Now AI can outmaneuver you at both Stratego and Diplomacy

While artificial intelligence long ago surpassed human capability in chess, and more recently Go — and let us not forget Doom — other more complex board games still present a challenge to computer systems. Until very recently, Stratego and Diplomacy were two of those games, but now AI has become table-flipping good at the former and passably human at the latter.

On the surface, you might think that it’s just because these games require a certain level of long-term planning and strategy. But so do Go and chess, just in a different way.

The crucial difference is actually that Stratego and Diplomacy are games of strategy based on imperfect information. In chess and Go, you can see every piece on the board. Stratego hides the identity of pieces until they are encountered by another piece, and Diplomacy is largely about establishing agreements, alliances and, of course, vendettas that are kept secret but are core to the gameplay. No honest chess game will involve a third party swooping in to protect your opponent’s bishop with a blue rook.

Both games require not raw calculation of paths to victory, but softer skills like guessing what the opponent is thinking, and what they think the computer is thinking, and make moves that accommodate and hopefully upset those assumptions. In other words, it has to bluff and convince another player of something, not just overpower it with the best possible moves.

The Stratego-playing model, from DeepMind, is named DeepNash, after the famous equilibrium. It is focused less on clever moves and more on play that can’t be exploited or predicted. In some cases this can be bold, like one game the team watched against a human player where the AI sacrificed several high-level pieces, leaving it at a material disadvantage — but it was all a calculated risk to bring out the other player’s big guns, so it could strategize around those. (It won.)

DeepNash is good enough that it beat other Stratego systems almost every time, and 84% of the time versus experienced humans.
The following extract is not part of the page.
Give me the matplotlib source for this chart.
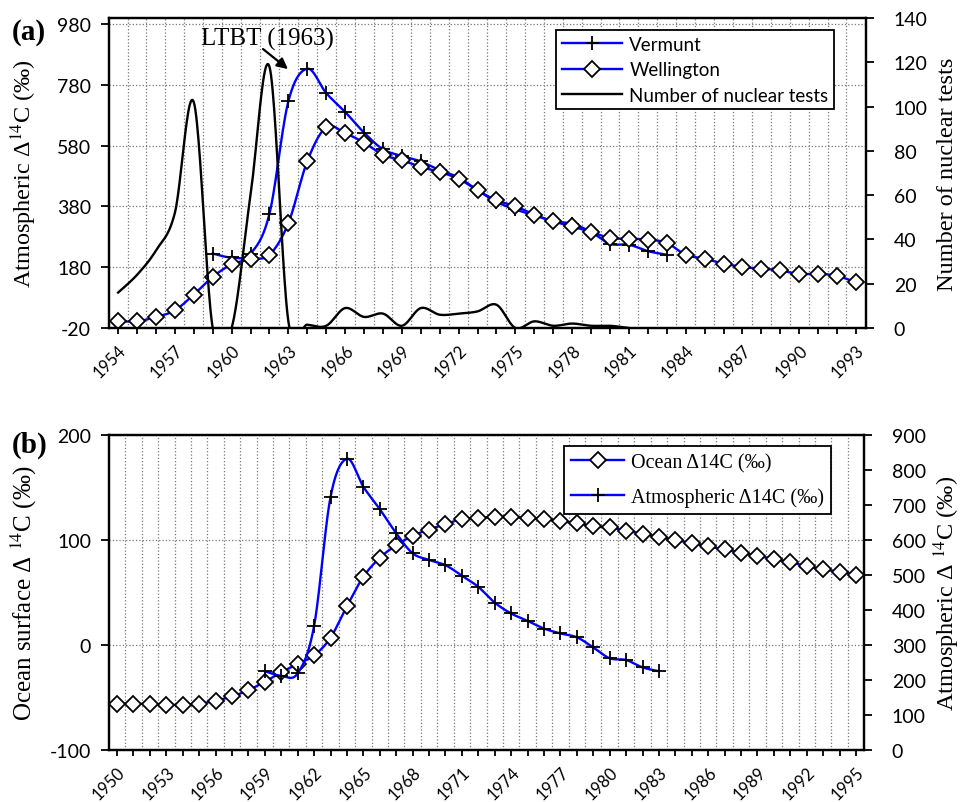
import numpy as np
import matplotlib.pyplot as plt
from matplotlib.ticker import FixedLocator

plt.rcParams['mathtext.fontset'] = 'stix'
plt.rcParams['axes.unicode_minus'] = False

SERIF = 'Liberation Serif'
SANS = 'Lato'

# panel (a): atmospheric D14C and nuclear tests
years_a = np.arange(1954, 1994)
wellington = [2, 2, 16, 38, 90, 148, 189, 206, 221, 325, 529, 641, 621, 590, 550,
              532, 510, 493, 471, 433, 400, 381, 353, 331, 314, 296, 276, 274, 271,
              260, 221, 208, 192, 181, 175, 170, 157, 159, 151, 131]
vermunt_years = np.arange(1959, 1984)
vermunt = [225, 212, 225, 356, 726, 833, 753, 691, 623, 568, 546, 528, 499, 475,
           433, 395, 370, 351, 331, 323, 296, 257, 254, 233, 221]
test_years = np.arange(1954, 1982)
nuclear_tests = [16, 24, 35, 52, 102, 0, 0, 60, 118, 3, 1.5, 1, 9, 5, 6.5, 1, 9, 6,
                 6.5, 7.5, 10.5, 0, 3, 1, 2, 1, 1, 0]

# panel (b): ocean surface vs atmospheric D14C
years_b = np.arange(1950, 1996)
ocean = [-56, -56, -56, -57, -57, -56, -53, -49, -43, -35, -26, -18, -10, 7, 37,
         65, 83, 95, 104, 110, 115, 120, 121, 122, 122, 121, 120, 118, 116, 113,
         112, 109, 106, 103, 100, 97, 94, 91, 88, 85, 82, 79, 75, 72, 70, 67]
atmos_years = np.arange(1959, 1984)
atmos = [225, 212, 219, 355, 723, 832, 752, 688, 619, 562, 543, 528, 498, 466,
         421, 390, 369, 347, 333, 322, 293, 262, 257, 236, 225]

BLUE = '#0000ff'


def smooth(x, y, n=24):
    """Spreadsheet-style smoothed line (Bezier through the points)."""
    x = np.asarray(x, float)
    y = np.asarray(y, float)
    px = np.concatenate([[x[0]], x, [x[-1]]])
    py = np.concatenate([[y[0]], y, [y[-1]]])
    t = np.linspace(0, 1, n, endpoint=False)[:, None]
    out = []
    for i in range(1, len(px) - 2):
        p0 = np.array([px[i - 1], py[i - 1]])
        p1 = np.array([px[i], py[i]])
        p2 = np.array([px[i + 1], py[i + 1]])
        p3 = np.array([px[i + 2], py[i + 2]])
        c1 = p1 + (p2 - p0) / 6
        c2 = p2 - (p3 - p1) / 6
        seg = ((1 - t) ** 3 * p1 + 3 * (1 - t) ** 2 * t * c1
               + 3 * (1 - t) * t ** 2 * c2 + t ** 3 * p2)
        out.append(seg)
    out.append(np.array([[x[-1], y[-1]]]))
    pts = np.vstack(out)
    return pts[:, 0], pts[:, 1]


def marker_kw(marker):
    ms = 10 if marker == '+' else 8
    return dict(marker=marker, ms=ms, mec='black', mew=1.3,
                mfc='white' if marker == 'D' else 'none')


def plot_series(ax, x, y, marker, label):
    sx, sy = smooth(x, y)
    ax.plot(sx, sy, color=BLUE, lw=1.7, zorder=3)
    ax.plot(x, y, linestyle='none', zorder=4, **marker_kw(marker))
    return plt.Line2D([], [], color=BLUE, lw=1.7, label=label, **marker_kw(marker))


def style_axes(ax, axr, years, step):
    ax.set_xticks(years)
    ax.set_xticklabels([str(y) if (y - years[0]) % step == 0 else '' for y in years],
                       rotation=45, ha='right', va='top', rotation_mode='anchor',
                       family=SANS, fontsize=12)
    ax.xaxis.set_minor_locator(FixedLocator(years[:-1] + 0.5))
    ax.tick_params(axis='x', which='minor', length=0)
    ax.grid(True, axis='x', which='minor', linestyle=':', color='#777777', lw=0.9)
    ax.grid(True, axis='y', which='major', linestyle=':', color='#777777', lw=0.9)
    for a in (ax, axr):
        a.tick_params(which='major', direction='out', length=6, width=1.3)
        for s in a.spines.values():
            s.set_linewidth(1.6)
        for lab in a.get_yticklabels():
            lab.set_family(SANS)
            lab.set_fontsize(14)
    ax.tick_params(axis='x', which='major', length=4, pad=6)
    ax.tick_params(axis='y', pad=7)
    axr.tick_params(axis='y', pad=14)


fig = plt.figure(figsize=(9.64, 8.03), dpi=100)

# ----- panel (a)
ax1 = fig.add_axes([0.1131, 0.5903, 0.7852, 0.3860])
ax1r = ax1.twinx()
h_v = plot_series(ax1, vermunt_years, vermunt, '+', 'Vermunt')
h_w = plot_series(ax1, years_a, wellington, 'D', 'Wellington')
tx, ty = smooth(test_years, nuclear_tests)
h_n, = ax1r.plot(tx, ty, color='black', lw=1.7, label='Number of nuclear tests')
ax1.set_xlim(1953.52, 1993.53)
ax1.set_ylim(-20, 1000)
ax1.set_yticks(np.arange(-20, 981, 200))
ax1r.set_ylim(0, 140)
ax1r.set_yticks(np.arange(0, 141, 20))
style_axes(ax1, ax1r, years_a, 3)
ax1.set_ylabel('Atmospheric Δ$^{14}$C (‰)', family=SERIF, fontsize=17.5)
ax1.yaxis.set_label_coords(-0.093, 0.5)
ax1r.set_ylabel('Number of nuclear tests', family=SERIF, fontsize=17.5)
ax1r.yaxis.set_label_coords(1.094, 0.5)
ax1.text(1961.9, 932, 'LTBT (1963)', ha='center', va='center', family=SERIF,
         fontsize=18)
ax1.annotate('', xy=(1962.98, 832), xytext=(1961.66, 898),
             arrowprops=dict(arrowstyle='-|>', color='black', lw=1.6,
                             mutation_scale=16, shrinkA=0, shrinkB=0))
leg = ax1r.legend(handles=[h_v, h_w, h_n], loc='upper right',
                  bbox_to_anchor=(0.958, 0.961), borderaxespad=0,
                  prop={'family': SANS, 'size': 13.5},
                  fancybox=False, edgecolor='black', framealpha=1,
                  handlelength=3.2, handletextpad=0.4, numpoints=1,
                  borderpad=0.3, labelspacing=0.45)
leg.get_frame().set_linewidth(1.3)

# ----- panel (b)
ax2 = fig.add_axes([0.1131, 0.0648, 0.7832, 0.3922])
ax2r = ax2.twinx()
h_o = plot_series(ax2, years_b, ocean, 'D', 'Ocean Δ14C (‰)')
h_a = plot_series(ax2r, atmos_years, atmos, '+', 'Atmospheric Δ14C (‰)')
ax2.set_xlim(1949.51, 1995.49)
ax2.set_ylim(-100, 200)
ax2.set_yticks([-100, 0, 100, 200])
ax2r.set_ylim(0, 900)
ax2r.set_yticks(np.arange(0, 901, 100))
style_axes(ax2, ax2r, years_b, 3)
ax2.set_ylabel('Ocean surface Δ $^{14}$C (‰)', family=SERIF, fontsize=18)
ax2.yaxis.set_label_coords(-0.093, 0.5)
ax2r.set_ylabel('Atmospheric Δ $^{14}$C (‰)', family=SERIF, fontsize=17.5)
ax2r.yaxis.set_label_coords(1.089, 0.5)
leg2 = ax2r.legend(handles=[h_o, h_a], loc='upper right',
                   bbox_to_anchor=(0.956, 0.965), borderaxespad=0,
                   prop={'family': SERIF, 'size': 14.5},
                   fancybox=False, edgecolor='black', framealpha=1,
                   handlelength=2.6, handletextpad=0.35, numpoints=1,
                   borderpad=0.35, labelspacing=0.75)
leg2.get_frame().set_linewidth(1.3)

fig.text(0.012, 0.950, '(a)', family=SERIF, fontweight='bold', fontsize=21)
fig.text(0.012, 0.436, '(b)', family=SERIF, fontweight='bold', fontsize=21)

fig.savefig('out.png', dpi=100)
Because the algorithms that work well in Go and chess don’t work well here, they invented a new algorithmic method called Regularised Nash Dynamics — but you’ll have to read the paper if you want to understand it any more deeply than that. In the meantime, here’s an annotated game:

On the Diplomacy side, we have an AI named Cicero (ah, hubris!) from Meta and CSAIL that manages to play the game at a human level — and if that sounds like damning with faint praise, remember Diplomacy is difficult for most humans to play at a human level. The level of scheming, backstabbing, false promises and general Machiavellian antics that people get up to in the game are such that it is banned from many friendly gaming groups. Is a computer really capable of that level of shenanigans?
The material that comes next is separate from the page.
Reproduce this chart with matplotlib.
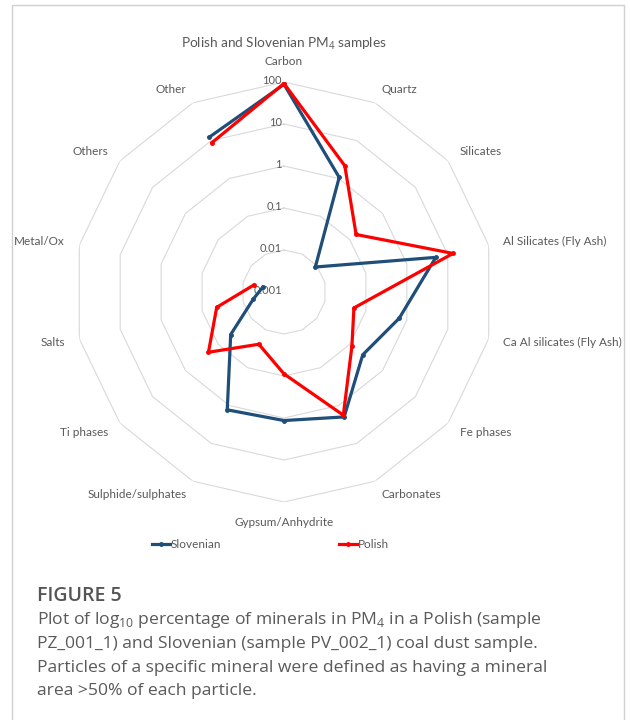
import numpy as np
import matplotlib
matplotlib.use("Agg")
import matplotlib.pyplot as plt
from matplotlib.patches import Rectangle
from matplotlib.lines import Line2D
from matplotlib.transforms import offset_copy

plt.rcParams['font.family'] = ['Lato', 'DejaVu Sans']
plt.rcParams['mathtext.fontset'] = 'custom'
plt.rcParams['mathtext.rm'] = 'Open Sans'

categories = ["Carbon", "Quartz", "Silicates", "Al Silicates (Fly Ash)",
              "Ca Al silicates (Fly Ash)", "Fe phases", "Carbonates",
              "Gypsum/Anhydrite", "Sulphide/sulphates", "Ti phases", "Salts",
              "Metal/Ox", "Others", "Other"]
# percentages (log axis); NaN = no value plotted
slovenian = [88, 1.07, 0.009, 5.1, 0.65, 0.25, 2.0, 1.15, 1.3, 0.042,
             0.0056, 0.0033, np.nan, 12.4]
polish = [92, 2.17, 0.157, 13.4, 0.051, 0.117, 1.8, 0.089, 0.024, 0.2,
          0.044, 0.0055, np.nan, 8.9]
ring_levels = [0.01, 0.1, 1, 10, 100]
tick_levels = [100, 10, 1, 0.1, 0.01, 0.001]
tick_labels = ["100", "10", "1", "0.1", "0.01", "0.001"]

caption = ["Plot of log$_{10}$ percentage of minerals in PM$_4$ in a Polish (sample",
           "PZ_001_1) and Slovenian (sample PV_002_1) coal dust sample.",
           "Particles of a specific mineral were defined as having a mineral",
           "area >50% of each particle."]

txt = '#595959'
blue = '#1F4E79'
red = '#FF0000'

fig = plt.figure(figsize=(6.3, 7.2), dpi=100)
fig.patches.append(Rectangle((12/630, -0.01), 612/630, 1 - 5/720 + 0.01,
                             transform=fig.transFigure, fill=False,
                             edgecolor='#d0d0d0', lw=1))

ax = fig.add_axes([74/630, 1 - 502/720, 420/630, 420/720], projection='polar')
ax.set_theta_zero_location('N')
ax.set_theta_direction(-1)
ax.set_rscale('log')
ax.set_rlim(0.001, 100)
ax.grid(False)
ax.set_xticks([])
ax.set_yticks([])
ax.spines['polar'].set_visible(False)
ax.patch.set_alpha(0)

n = len(categories)
theta = np.arange(n) * 2 * np.pi / n
theta_c = np.append(theta, theta[0])

for lvl in ring_levels:
    ax.plot(theta_c, [lvl] * (n + 1), color='#d9d9d9', lw=0.8, zorder=1)

ax.plot(theta_c, slovenian + [slovenian[0]], color=blue, lw=2.3,
        marker='o', ms=2.5, zorder=3)
ax.plot(theta_c, polish + [polish[0]], color=red, lw=2.3,
        marker='o', ms=2.5, zorder=4)

# radial tick labels
tt = offset_copy(ax.transData, fig=fig, x=-2, y=1, units='dots')
for v, lab in zip(tick_levels, tick_labels):
    ax.text(0, v, lab, transform=tt, ha='right', va='center',
            fontsize=8, color=txt, zorder=2)

# category labels
r_lab = 100 * 10 ** (15 / 42)
for th, lab in zip(theta, categories):
    s, c = np.sin(th), np.cos(th)
    ha = 'center' if abs(s) < 0.1 else ('left' if s > 0 else 'right')
    va = 'center'
    if abs(s) < 0.1:
        va = 'bottom' if c > 0 else 'top'
    ax.text(th, r_lab, lab, ha=ha, va=va, fontsize=8.5, color=txt)

fig.text(284/630, 1 - 44/720, "Polish and Slovenian PM$_4$ samples",
         ha='center', va='center', fontsize=9.8, color=txt)

handles = [Line2D([], [], color=blue, lw=2.3, marker='o', ms=2.5),
           Line2D([], [], color=red, lw=2.3, marker='o', ms=2.5)]
fig.legend(handles, ["Slovenian", "Polish"], loc='center left',
           bbox_to_anchor=(152/630, 1 - 545/720), ncol=2, frameon=False,
           fontsize=8.5, handlelength=1.5, handletextpad=0.1,
           columnspacing=10.0, borderpad=0, borderaxespad=0, labelcolor=txt)

fig.text(37/630, 1 - 596/720, "FIGURE 5", ha='left', va='center',
         fontsize=14, fontweight='semibold', color='#555555', family='Open Sans')
for i, line in enumerate(caption):
    fig.text(37/630, 1 - (620 + 23.8 * i)/720, line, ha='left', va='center',
             fontsize=12.6, color='#5a5a5a', family='Open Sans')

fig.savefig("out.png", dpi=100, facecolor='white')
Seems so, and the advances that make it possible are interesting. After all, the interesting part of Diplomacy isn’t the world map and pieces, which are fairly straightforward to read and evaluate, but the potential for schemes latent in those arrangements. Is Venice being threatened on two fronts, or is it luring the western front into an envelopment through a long contemplated volte-face?

Not only that, but in order to participate in the scheming, one must speak (or chat, online) to other players and convince them of your sincerity and intent. This takes more than CPU cycles!

Image Credits: Meta

Here’s how Cicero works:

  1. Using the board state and current dialogue, make an initial prediction of what everyone will do.
  2. Refine that prediction using planning and then use those predictions to form an intent for itself and its partner.
  3. Generate several candidate messages based on the board state, dialogue and its intents.
  4. Filter the candidate message to reduce nonsense, maximize value and ensure consistency with our intents.

Then, plea your case and hope the other player isn’t planning your demise.

When set loose on webDiplomacy.net, Cicero played quite well against its opponents, placing 2nd out of 19 in a league and generally outscoring others.

It’s still very much a work in progress — it can lose track of what it’s said to others, or make other blunders humans probably wouldn’t — but it’s pretty remarkable that it can be competitive at all.